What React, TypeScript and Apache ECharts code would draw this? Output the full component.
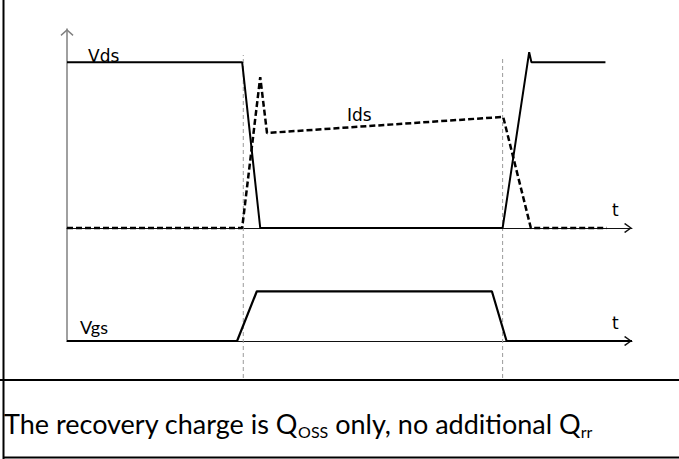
import React, { useEffect, useRef } from "react";
import * as echarts from "echarts";

// time axis (arbitrary time units)
const timeMin = 0;
const timeMax = 100;
// upper panel (drain-source) value range, lower panel (gate) value range
const upperRange = [0, 120];
const lowerRange = [0, 20];

// Vds waveform
const vdsTime = [0, 31.0, 34.2, 77.1, 81.8, 82.2, 95.3];
const vdsValue = [100, 100, 0, 0, 106, 100, 100];
// Ids waveform
const idsTime = [0, 31.0, 34.2, 35.4, 77.2, 82.1, 95.5];
const idsValue = [0, 0, 91, 57.3, 67, 0, 0];
// Vgs waveform
const vgsTime = [0, 30.1, 33.6, 75.2, 77.8, 100];
const vgsValue = [0, 0, 8.8, 8.8, 0, 0];
// switching instants (vertical guides) and their extents (0..1 of guide band)
const switchTimes = [31.2, 77.1];
const guideTop = [1, 0.99];

const labels = { vds: "Vds", ids: "Ids", vgs: "Vgs", t: "t" };
const caption = ["The recovery charge is Q", "OSS", " only, no additional Q", "rr"];

const zip = (xs: number[], ys: number[]) => xs.map((x, i) => [x, ys[i]]);

const arrowX = "path://M50,0 L100,68 L91,80 L50,22 L9,80 L0,68 Z";
const arrowY = "path://M65,0 L130,58 L121,70 L65,20 L9,70 L0,58 Z";

export default function App() {
  const ref = useRef<HTMLDivElement>(null);
  useEffect(() => {
    if (!ref.current) return;
    const chart = echarts.init(ref.current, null, { renderer: "svg" });
    const hidden = {
      axisLabel: { show: false },
      axisTick: { show: false },
      splitLine: { show: false },
    };
    const xAxisBase = (gridIndex: number, show: boolean) => ({
      type: "value",
      gridIndex,
      min: timeMin,
      max: timeMax,
      ...hidden,
      axisLine: show
        ? {
            show: true,
            onZero: false,
            symbol: ["none", arrowX],
            symbolSize: [10, 8],
            symbolOffset: [0, -4],
            lineStyle: { color: "#111", width: 1 },
          }
        : { show: false },
    });
    const option: any = {
      animation: false,
      backgroundColor: "#fff",
      grid: [
        { left: 67, top: 29, width: 565, height: 199, outerBoundsMode: "none" },
        { left: 67, top: 228, width: 565, height: 113, outerBoundsMode: "none" },
        { left: 67, top: 55, width: 565, height: 323, outerBoundsMode: "none" },
      ],
      xAxis: [xAxisBase(0, true), xAxisBase(1, true), xAxisBase(2, false)],
      yAxis: [
        {
          type: "value",
          gridIndex: 0,
          min: upperRange[0],
          max: upperRange[1],
          ...hidden,
          axisLine: {
            show: true,
            onZero: false,
            symbol: ["none", arrowY],
            symbolSize: [13, 7],
            symbolOffset: [0, -3.5],
            lineStyle: { color: "#808080", width: 1.5 },
          },
        },
        {
          type: "value",
          gridIndex: 1,
          min: lowerRange[0],
          max: lowerRange[1],
          ...hidden,
          axisLine: { show: true, onZero: false, lineStyle: { color: "#808080", width: 1.5 } },
        },
        { type: "value", gridIndex: 2, min: 0, max: 1, ...hidden, axisLine: { show: false } },
      ],
      series: [
        ...switchTimes.map((t, i) => ({
          type: "line",
          xAxisIndex: 2,
          yAxisIndex: 2,
          data: [
            [t, 0],
            [t, guideTop[i]],
          ],
          symbol: "none",
          silent: true,
          z: 1,
          lineStyle: { color: "#9a9a9a", width: 1, type: [4, 3] },
        })),
        {
          type: "line",
          name: "Ids",
          xAxisIndex: 0,
          yAxisIndex: 0,
          data: zip(idsTime, idsValue),
          symbol: "none",
          clip: false,
          z: 3,
          lineStyle: { color: "#000", width: 2.5, type: [6, 3] },
        },
        {
          type: "line",
          name: "Vds",
          xAxisIndex: 0,
          yAxisIndex: 0,
          data: zip(vdsTime, vdsValue),
          symbol: "none",
          clip: false,
          z: 4,
          lineStyle: { color: "#000", width: 2 },
        },
        {
          type: "line",
          name: "Vgs",
          xAxisIndex: 1,
          yAxisIndex: 1,
          data: zip(vgsTime, vgsValue),
          symbol: "none",
          clip: false,
          z: 4,
          lineStyle: { color: "#000", width: 2.2 },
        },
      ],
      graphic: [
        { type: "line", shape: { x1: 3.5, y1: 0, x2: 3.5, y2: 459 }, style: { stroke: "#000", lineWidth: 2 } },
        { type: "line", shape: { x1: 0, y1: 380, x2: 679, y2: 380 }, style: { stroke: "#000", lineWidth: 2 } },
        { type: "line", shape: { x1: 3, y1: 457.5, x2: 679, y2: 457.5 }, style: { stroke: "#000", lineWidth: 2 } },
        {
          type: "text",
          x: 88,
          y: 56,
          style: { text: labels.vds, fontSize: 17, fontFamily: "DejaVu Sans", fill: "#000", verticalAlign: "middle" },
        },
        {
          type: "text",
          x: 347,
          y: 115,
          style: { text: labels.ids, fontSize: 17, fontFamily: "DejaVu Sans", fill: "#000", verticalAlign: "middle" },
        },
        {
          type: "text",
          x: 612,
          y: 210,
          style: { text: labels.t, fontSize: 17, fontFamily: "DejaVu Sans", fill: "#000", verticalAlign: "middle" },
        },
        {
          type: "text",
          x: 612,
          y: 323,
          style: { text: labels.t, fontSize: 17, fontFamily: "DejaVu Sans", fill: "#000", verticalAlign: "middle" },
        },
        {
          type: "text",
          x: 80,
          y: 327,
          style: { text: labels.vgs, fontSize: 18, fontFamily: "Lato", fill: "#000", verticalAlign: "middle" },
        },
        {
          type: "text",
          x: 4,
          y: 423,
          style: {
            text: `{a|${caption[0]}}{s|${caption[1]}}{a|${caption[2]}}{s|${caption[3]}}`,
            verticalAlign: "middle",
            rich: {
              a: { fontSize: 27, fontFamily: "Lato", fill: "#000", lineHeight: 32 },
              s: { fontSize: 16, fontFamily: "Lato", fill: "#000", lineHeight: 22, verticalAlign: "bottom" },
            },
          },
        },
      ],
    };
    chart.setOption(option);
    return () => chart.dispose();
  }, []);
  return <div ref={ref} style={{ width: 679, height: 459, position: "absolute", left: 0, top: 0 }} />;
}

WHAT TO WORK ON
Write out each line again precisely as it appears, skipping every picture.

EXERCISE RESULT
What React, TypeScript and Apache ECharts code would draw this? Output the full component.
import React, { useEffect, useRef } from "react";
import * as echarts from "echarts";

// time axis (arbitrary time units)
const timeMin = 0;
const timeMax = 100;
// upper panel (drain-source) value range, lower panel (gate) value range
const upperRange = [0, 120];
const lowerRange = [0, 20];

// Vds waveform
const vdsTime = [0, 31.0, 34.2, 77.1, 81.8, 82.2, 95.3];
const vdsValue = [100, 100, 0, 0, 106, 100, 100];
// Ids waveform
const idsTime = [0, 31.0, 34.2, 35.4, 77.2, 82.1, 95.5];
const idsValue = [0, 0, 91, 57.3, 67, 0, 0];
// Vgs waveform
const vgsTime = [0, 30.1, 33.6, 75.2, 77.8, 100];
const vgsValue = [0, 0, 8.8, 8.8, 0, 0];
// switching instants (vertical guides) and their extents (0..1 of guide band)
const switchTimes = [31.2, 77.1];
const guideTop = [1, 0.99];

const labels = { vds: "Vds", ids: "Ids", vgs: "Vgs", t: "t" };
const caption = ["The recovery charge is Q", "OSS", " only, no additional Q", "rr"];

const zip = (xs: number[], ys: number[]) => xs.map((x, i) => [x, ys[i]]);

const arrowX = "path://M50,0 L100,68 L91,80 L50,22 L9,80 L0,68 Z";
const arrowY = "path://M65,0 L130,58 L121,70 L65,20 L9,70 L0,58 Z";

export default function App() {
  const ref = useRef<HTMLDivElement>(null);
  useEffect(() => {
    if (!ref.current) return;
    const chart = echarts.init(ref.current, null, { renderer: "svg" });
    const hidden = {
      axisLabel: { show: false },
      axisTick: { show: false },
      splitLine: { show: false },
    };
    const xAxisBase = (gridIndex: number, show: boolean) => ({
      type: "value",
      gridIndex,
      min: timeMin,
      max: timeMax,
      ...hidden,
      axisLine: show
        ? {
            show: true,
            onZero: false,
            symbol: ["none", arrowX],
            symbolSize: [10, 8],
            symbolOffset: [0, -4],
            lineStyle: { color: "#111", width: 1 },
          }
        : { show: false },
    });
    const option: any = {
      animation: false,
      backgroundColor: "#fff",
      grid: [
        { left: 67, top: 29, width: 565, height: 199, outerBoundsMode: "none" },
        { left: 67, top: 228, width: 565, height: 113, outerBoundsMode: "none" },
        { left: 67, top: 55, width: 565, height: 323, outerBoundsMode: "none" },
      ],
      xAxis: [xAxisBase(0, true), xAxisBase(1, true), xAxisBase(2, false)],
      yAxis: [
        {
          type: "value",
          gridIndex: 0,
          min: upperRange[0],
          max: upperRange[1],
          ...hidden,
          axisLine: {
            show: true,
            onZero: false,
            symbol: ["none", arrowY],
            symbolSize: [13, 7],
            symbolOffset: [0, -3.5],
            lineStyle: { color: "#808080", width: 1.5 },
          },
        },
        {
          type: "value",
          gridIndex: 1,
          min: lowerRange[0],
          max: lowerRange[1],
          ...hidden,
          axisLine: { show: true, onZero: false, lineStyle: { color: "#808080", width: 1.5 } },
        },
        { type: "value", gridIndex: 2, min: 0, max: 1, ...hidden, axisLine: { show: false } },
      ],
      series: [
        ...switchTimes.map((t, i) => ({
          type: "line",
          xAxisIndex: 2,
          yAxisIndex: 2,
          data: [
            [t, 0],
            [t, guideTop[i]],
          ],
          symbol: "none",
          silent: true,
          z: 1,
          lineStyle: { color: "#9a9a9a", width: 1, type: [4, 3] },
        })),
        {
          type: "line",
          name: "Ids",
          xAxisIndex: 0,
          yAxisIndex: 0,
          data: zip(idsTime, idsValue),
          symbol: "none",
          clip: false,
          z: 3,
          lineStyle: { color: "#000", width: 2.5, type: [6, 3] },
        },
        {
          type: "line",
          name: "Vds",
          xAxisIndex: 0,
          yAxisIndex: 0,
          data: zip(vdsTime, vdsValue),
          symbol: "none",
          clip: false,
          z: 4,
          lineStyle: { color: "#000", width: 2 },
        },
        {
          type: "line",
          name: "Vgs",
          xAxisIndex: 1,
          yAxisIndex: 1,
          data: zip(vgsTime, vgsValue),
          symbol: "none",
          clip: false,
          z: 4,
          lineStyle: { color: "#000", width: 2.2 },
        },
      ],
      graphic: [
        { type: "line", shape: { x1: 3.5, y1: 0, x2: 3.5, y2: 459 }, style: { stroke: "#000", lineWidth: 2 } },
        { type: "line", shape: { x1: 0, y1: 380, x2: 679, y2: 380 }, style: { stroke: "#000", lineWidth: 2 } },
        { type: "line", shape: { x1: 3, y1: 457.5, x2: 679, y2: 457.5 }, style: { stroke: "#000", lineWidth: 2 } },
        {
          type: "text",
          x: 88,
          y: 56,
          style: { text: labels.vds, fontSize: 17, fontFamily: "DejaVu Sans", fill: "#000", verticalAlign: "middle" },
        },
        {
          type: "text",
          x: 347,
          y: 115,
          style: { text: labels.ids, fontSize: 17, fontFamily: "DejaVu Sans", fill: "#000", verticalAlign: "middle" },
        },
        {
          type: "text",
          x: 612,
          y: 210,
          style: { text: labels.t, fontSize: 17, fontFamily: "DejaVu Sans", fill: "#000", verticalAlign: "middle" },
        },
        {
          type: "text",
          x: 612,
          y: 323,
          style: { text: labels.t, fontSize: 17, fontFamily: "DejaVu Sans", fill: "#000", verticalAlign: "middle" },
        },
        {
          type: "text",
          x: 80,
          y: 327,
          style: { text: labels.vgs, fontSize: 18, fontFamily: "Lato", fill: "#000", verticalAlign: "middle" },
        },
        {
          type: "text",
          x: 4,
          y: 423,
          style: {
            text: `{a|${caption[0]}}{s|${caption[1]}}{a|${caption[2]}}{s|${caption[3]}}`,
            verticalAlign: "middle",
            rich: {
              a: { fontSize: 27, fontFamily: "Lato", fill: "#000", lineHeight: 32 },
              s: { fontSize: 16, fontFamily: "Lato", fill: "#000", lineHeight: 22, verticalAlign: "bottom" },
            },
          },
        },
      ],
    };
    chart.setOption(option);
    return () => chart.dispose();
  }, []);
  return <div ref={ref} style={{ width: 679, height: 459, position: "absolute", left: 0, top: 0 }} />;
}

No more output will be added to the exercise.